— BEGIN —

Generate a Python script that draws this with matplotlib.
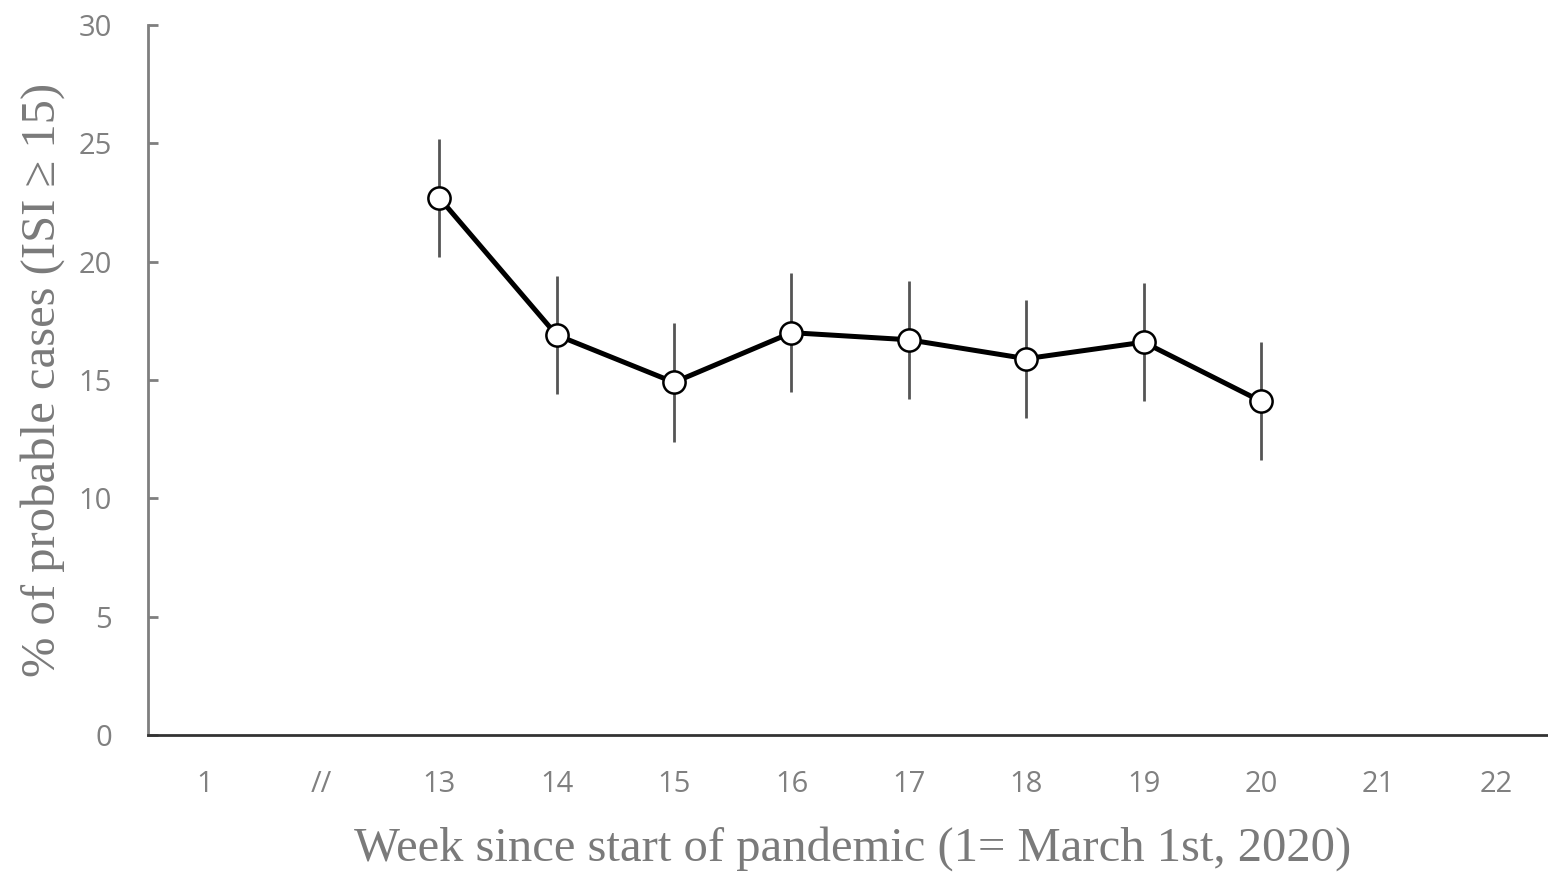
import numpy as np
import matplotlib.pyplot as plt

weeks = ['1', '//', '13', '14', '15', '16', '17', '18', '19', '20', '21', '22']
pct = [np.nan, np.nan, 22.7, 16.9, 14.9, 17.0, 16.7, 15.9, 16.6, 14.1, np.nan, np.nan]
err = [0, 0, 2.5, 2.5, 2.5, 2.5, 2.5, 2.5, 2.5, 2.5, 0, 0]

fig = plt.figure(figsize=(15.48, 8.72), dpi=100)
ax = fig.add_axes([148/1548, 137/872, 1409/1548, 710/872])

x = np.arange(len(weeks))
ax.errorbar(x, pct, yerr=err, fmt='none', ecolor='#555555', elinewidth=2, capsize=0, zorder=2)
ax.plot(x, pct, '-o', color='black', lw=3.6, ms=16, mfc='white', mec='black', mew=1.8, zorder=3)

ax.set_xlim(-0.48, 11.52)
ax.set_ylim(0, 30)
ax.set_yticks([0, 5, 10, 15, 20, 25, 30])
ax.set_xticks(x)
ax.set_xticklabels(weeks)

for s in ['top', 'right']:
    ax.spines[s].set_visible(False)
ax.spines['left'].set_color('#7f7f7f')
ax.spines['left'].set_linewidth(2)
ax.spines['bottom'].set_color('#333333')
ax.spines['bottom'].set_linewidth(2)

ax.tick_params(axis='y', direction='in', length=7, width=2, color='#7f7f7f',
               labelsize=21, labelcolor='#808080', pad=26)
ax.tick_params(axis='x', length=0, labelsize=21, labelcolor='#808080', pad=25)
for lab in ax.get_xticklabels() + ax.get_yticklabels():
    lab.set_family('Open Sans')

ax.set_xlabel('Week since start of pandemic (1= March 1st, 2020)', family='Liberation Serif',
              fontsize=35, color='#7a7a7a', labelpad=20)
ax.set_ylabel('% of probable cases (ISI ≥ 15)', family='Liberation Serif',
              fontsize=35, color='#7a7a7a', labelpad=10)

fig.savefig('out.png', dpi=100)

— END —

▸ Objective
Leave out any pictures, please, and quote only the lines from the top of the data through the line that contains "import matplotlib.pyplot as plt".

▸ Answer for this exercise
Generate a Python script that draws this with matplotlib.
import numpy as np
import matplotlib.pyplot as plt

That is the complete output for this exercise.